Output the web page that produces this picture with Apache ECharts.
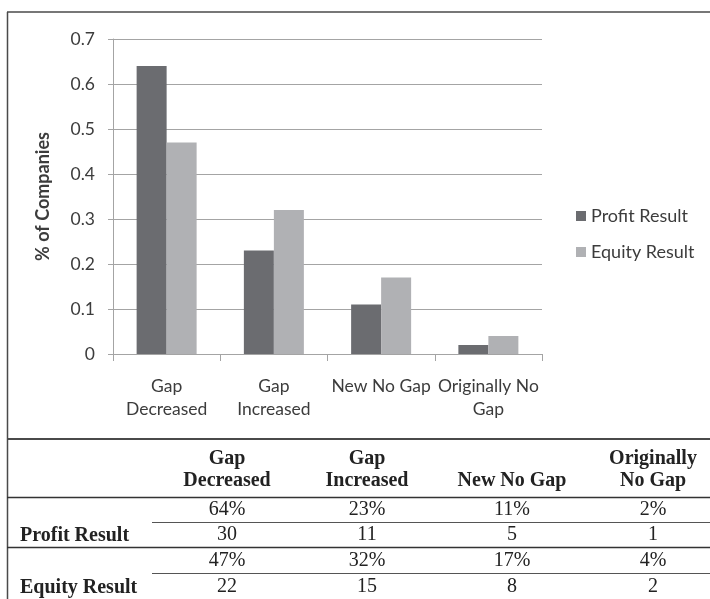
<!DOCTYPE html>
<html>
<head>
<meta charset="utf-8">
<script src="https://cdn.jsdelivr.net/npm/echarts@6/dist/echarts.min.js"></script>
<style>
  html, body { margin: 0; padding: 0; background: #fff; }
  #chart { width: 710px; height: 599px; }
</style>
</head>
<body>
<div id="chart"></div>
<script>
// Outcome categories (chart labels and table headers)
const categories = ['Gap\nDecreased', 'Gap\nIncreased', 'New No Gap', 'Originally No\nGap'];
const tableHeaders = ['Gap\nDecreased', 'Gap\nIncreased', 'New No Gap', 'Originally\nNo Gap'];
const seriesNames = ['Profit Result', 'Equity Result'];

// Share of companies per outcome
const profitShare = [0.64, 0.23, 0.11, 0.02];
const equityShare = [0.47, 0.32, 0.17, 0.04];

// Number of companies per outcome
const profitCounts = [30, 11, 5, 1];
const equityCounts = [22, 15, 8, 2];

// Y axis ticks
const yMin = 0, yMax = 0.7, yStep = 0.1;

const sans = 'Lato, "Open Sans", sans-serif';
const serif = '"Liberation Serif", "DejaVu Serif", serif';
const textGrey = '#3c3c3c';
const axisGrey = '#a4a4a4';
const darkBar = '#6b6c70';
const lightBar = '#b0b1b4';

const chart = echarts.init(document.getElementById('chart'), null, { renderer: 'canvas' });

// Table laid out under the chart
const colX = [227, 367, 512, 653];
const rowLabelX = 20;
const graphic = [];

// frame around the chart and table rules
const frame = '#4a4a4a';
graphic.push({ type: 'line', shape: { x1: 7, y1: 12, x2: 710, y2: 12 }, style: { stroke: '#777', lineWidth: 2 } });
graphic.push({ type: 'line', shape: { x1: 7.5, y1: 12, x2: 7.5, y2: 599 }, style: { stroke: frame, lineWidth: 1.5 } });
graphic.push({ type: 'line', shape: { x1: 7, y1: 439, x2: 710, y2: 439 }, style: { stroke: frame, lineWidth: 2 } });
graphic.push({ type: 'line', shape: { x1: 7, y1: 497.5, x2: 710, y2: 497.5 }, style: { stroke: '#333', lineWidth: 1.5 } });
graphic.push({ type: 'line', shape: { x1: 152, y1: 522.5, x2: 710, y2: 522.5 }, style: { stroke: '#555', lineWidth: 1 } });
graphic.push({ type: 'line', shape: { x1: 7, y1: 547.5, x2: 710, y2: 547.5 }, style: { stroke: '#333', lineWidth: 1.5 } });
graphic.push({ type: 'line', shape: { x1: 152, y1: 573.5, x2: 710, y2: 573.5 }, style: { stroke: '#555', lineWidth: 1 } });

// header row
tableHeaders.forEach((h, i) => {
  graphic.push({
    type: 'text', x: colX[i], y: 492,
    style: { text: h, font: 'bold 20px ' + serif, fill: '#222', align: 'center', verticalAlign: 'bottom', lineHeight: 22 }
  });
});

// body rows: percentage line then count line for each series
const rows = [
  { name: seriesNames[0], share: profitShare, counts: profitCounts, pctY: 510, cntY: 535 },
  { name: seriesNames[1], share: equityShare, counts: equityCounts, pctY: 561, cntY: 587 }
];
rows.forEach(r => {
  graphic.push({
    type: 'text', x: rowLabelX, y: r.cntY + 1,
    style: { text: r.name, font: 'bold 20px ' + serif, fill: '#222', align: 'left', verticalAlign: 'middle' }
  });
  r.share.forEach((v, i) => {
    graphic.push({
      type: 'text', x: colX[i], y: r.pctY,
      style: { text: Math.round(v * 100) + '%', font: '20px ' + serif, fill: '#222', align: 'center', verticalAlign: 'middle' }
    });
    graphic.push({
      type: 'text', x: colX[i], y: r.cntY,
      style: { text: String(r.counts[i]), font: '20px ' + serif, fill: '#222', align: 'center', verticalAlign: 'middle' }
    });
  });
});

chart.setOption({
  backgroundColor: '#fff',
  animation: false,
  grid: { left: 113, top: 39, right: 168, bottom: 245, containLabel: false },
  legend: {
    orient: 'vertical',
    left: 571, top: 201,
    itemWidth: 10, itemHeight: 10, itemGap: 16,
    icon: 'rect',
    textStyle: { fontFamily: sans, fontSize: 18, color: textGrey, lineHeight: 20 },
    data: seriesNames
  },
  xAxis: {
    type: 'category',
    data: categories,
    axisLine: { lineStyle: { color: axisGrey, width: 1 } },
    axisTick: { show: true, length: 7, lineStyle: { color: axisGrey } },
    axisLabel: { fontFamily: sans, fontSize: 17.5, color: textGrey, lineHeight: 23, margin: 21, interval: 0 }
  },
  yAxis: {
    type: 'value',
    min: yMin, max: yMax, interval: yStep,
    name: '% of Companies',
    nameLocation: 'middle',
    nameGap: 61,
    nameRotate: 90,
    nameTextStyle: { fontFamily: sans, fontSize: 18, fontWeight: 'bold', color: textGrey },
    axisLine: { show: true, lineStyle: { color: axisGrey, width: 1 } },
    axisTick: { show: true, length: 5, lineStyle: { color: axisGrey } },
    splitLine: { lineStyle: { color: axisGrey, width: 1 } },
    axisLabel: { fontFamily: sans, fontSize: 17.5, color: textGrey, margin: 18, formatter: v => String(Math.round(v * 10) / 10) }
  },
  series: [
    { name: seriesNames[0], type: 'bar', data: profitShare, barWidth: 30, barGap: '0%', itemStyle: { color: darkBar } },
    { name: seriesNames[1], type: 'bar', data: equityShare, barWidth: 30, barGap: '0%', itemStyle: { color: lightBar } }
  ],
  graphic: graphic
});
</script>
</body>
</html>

□ □ □ □ □ □ □

Exercise prompt
Exclude every picture and copy the remaining data exactly.

The output
Output the web page that produces this picture with Apache ECharts.
<!DOCTYPE html>
<html>
<head>
<meta charset="utf-8">
<script src="https://cdn.jsdelivr.net/npm/echarts@6/dist/echarts.min.js"></script>
<style>
  html, body { margin: 0; padding: 0; background: #fff; }
  #chart { width: 710px; height: 599px; }
</style>
</head>
<body>
<div id="chart"></div>
<script>
// Outcome categories (chart labels and table headers)
const categories = ['Gap\nDecreased', 'Gap\nIncreased', 'New No Gap', 'Originally No\nGap'];
const tableHeaders = ['Gap\nDecreased', 'Gap\nIncreased', 'New No Gap', 'Originally\nNo Gap'];
const seriesNames = ['Profit Result', 'Equity Result'];

// Share of companies per outcome
const profitShare = [0.64, 0.23, 0.11, 0.02];
const equityShare = [0.47, 0.32, 0.17, 0.04];

// Number of companies per outcome
const profitCounts = [30, 11, 5, 1];
const equityCounts = [22, 15, 8, 2];

// Y axis ticks
const yMin = 0, yMax = 0.7, yStep = 0.1;

const sans = 'Lato, "Open Sans", sans-serif';
const serif = '"Liberation Serif", "DejaVu Serif", serif';
const textGrey = '#3c3c3c';
const axisGrey = '#a4a4a4';
const darkBar = '#6b6c70';
const lightBar = '#b0b1b4';

const chart = echarts.init(document.getElementById('chart'), null, { renderer: 'canvas' });

// Table laid out under the chart
const colX = [227, 367, 512, 653];
const rowLabelX = 20;
const graphic = [];

// frame around the chart and table rules
const frame = '#4a4a4a';
graphic.push({ type: 'line', shape: { x1: 7, y1: 12, x2: 710, y2: 12 }, style: { stroke: '#777', lineWidth: 2 } });
graphic.push({ type: 'line', shape: { x1: 7.5, y1: 12, x2: 7.5, y2: 599 }, style: { stroke: frame, lineWidth: 1.5 } });
graphic.push({ type: 'line', shape: { x1: 7, y1: 439, x2: 710, y2: 439 }, style: { stroke: frame, lineWidth: 2 } });
graphic.push({ type: 'line', shape: { x1: 7, y1: 497.5, x2: 710, y2: 497.5 }, style: { stroke: '#333', lineWidth: 1.5 } });
graphic.push({ type: 'line', shape: { x1: 152, y1: 522.5, x2: 710, y2: 522.5 }, style: { stroke: '#555', lineWidth: 1 } });
graphic.push({ type: 'line', shape: { x1: 7, y1: 547.5, x2: 710, y2: 547.5 }, style: { stroke: '#333', lineWidth: 1.5 } });
graphic.push({ type: 'line', shape: { x1: 152, y1: 573.5, x2: 710, y2: 573.5 }, style: { stroke: '#555', lineWidth: 1 } });

// header row
tableHeaders.forEach((h, i) => {
  graphic.push({
    type: 'text', x: colX[i], y: 492,
    style: { text: h, font: 'bold 20px ' + serif, fill: '#222', align: 'center', verticalAlign: 'bottom', lineHeight: 22 }
  });
});

// body rows: percentage line then count line for each series
const rows = [
  { name: seriesNames[0], share: profitShare, counts: profitCounts, pctY: 510, cntY: 535 },
  { name: seriesNames[1], share: equityShare, counts: equityCounts, pctY: 561, cntY: 587 }
];
rows.forEach(r => {
  graphic.push({
    type: 'text', x: rowLabelX, y: r.cntY + 1,
    style: { text: r.name, font: 'bold 20px ' + serif, fill: '#222', align: 'left', verticalAlign: 'middle' }
  });
  r.share.forEach((v, i) => {
    graphic.push({
      type: 'text', x: colX[i], y: r.pctY,
      style: { text: Math.round(v * 100) + '%', font: '20px ' + serif, fill: '#222', align: 'center', verticalAlign: 'middle' }
    });
    graphic.push({
      type: 'text', x: colX[i], y: r.cntY,
      style: { text: String(r.counts[i]), font: '20px ' + serif, fill: '#222', align: 'center', verticalAlign: 'middle' }
    });
  });
});

chart.setOption({
  backgroundColor: '#fff',
  animation: false,
  grid: { left: 113, top: 39, right: 168, bottom: 245, containLabel: false },
  legend: {
    orient: 'vertical',
    left: 571, top: 201,
    itemWidth: 10, itemHeight: 10, itemGap: 16,
    icon: 'rect',
    textStyle: { fontFamily: sans, fontSize: 18, color: textGrey, lineHeight: 20 },
    data: seriesNames
  },
  xAxis: {
    type: 'category',
    data: categories,
    axisLine: { lineStyle: { color: axisGrey, width: 1 } },
    axisTick: { show: true, length: 7, lineStyle: { color: axisGrey } },
    axisLabel: { fontFamily: sans, fontSize: 17.5, color: textGrey, lineHeight: 23, margin: 21, interval: 0 }
  },
  yAxis: {
    type: 'value',
    min: yMin, max: yMax, interval: yStep,
    name: '% of Companies',
    nameLocation: 'middle',
    nameGap: 61,
    nameRotate: 90,
    nameTextStyle: { fontFamily: sans, fontSize: 18, fontWeight: 'bold', color: textGrey },
    axisLine: { show: true, lineStyle: { color: axisGrey, width: 1 } },
    axisTick: { show: true, length: 5, lineStyle: { color: axisGrey } },
    splitLine: { lineStyle: { color: axisGrey, width: 1 } },
    axisLabel: { fontFamily: sans, fontSize: 17.5, color: textGrey, margin: 18, formatter: v => String(Math.round(v * 10) / 10) }
  },
  series: [
    { name: seriesNames[0], type: 'bar', data: profitShare, barWidth: 30, barGap: '0%', itemStyle: { color: darkBar } },
    { name: seriesNames[1], type: 'bar', data: equityShare, barWidth: 30, barGap: '0%', itemStyle: { color: lightBar } }
  ],
  graphic: graphic
});
</script>
</body>
</html>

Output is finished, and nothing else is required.